LDACはコーデックの技術なので、展開は様々なバリエーションが想定されていたが、今回はBluetoothの音質を向上するために最適化も図られた。一般的にBluetoothのデータ通信はパケット単位で処理されるが、パケットにコーデックのデータを「効率良く入れ込む」工夫が技術の肝なのだと、鈴木氏は説明する。

SBCでの伝送時のデータ処理イメージ

「Bluetoothの場合、データをソース側からシンク側の機器に送る際に、データを細切れにして数ミリ秒の一定時間間隔で小分けにしながら伝送します。その一つずつのデータの集合が“パケット”と呼ばれるものですが、やたら無闇にデータを詰め込んでしまうと、LDACが狙うところの音質が出せなくなるので、きちんと計算してデータを格納する必要があります。

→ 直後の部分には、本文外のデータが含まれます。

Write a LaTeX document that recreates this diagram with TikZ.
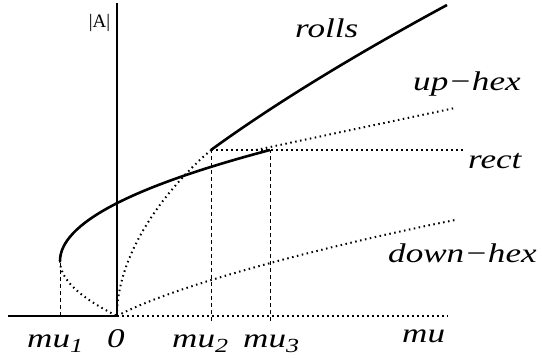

そこでLDACでは、先に規格化されていたA2DPという伝送システムの中に、最も効率よくデータを格納しながらワイヤレスで飛ばすための仕組みを採用しています。A2DPのフレームができる前からコーデック技術が存在していて、それをA2DPの伝送システムに後から適応させたAACと比べると、伝送効率の点でLDACの方が有利です。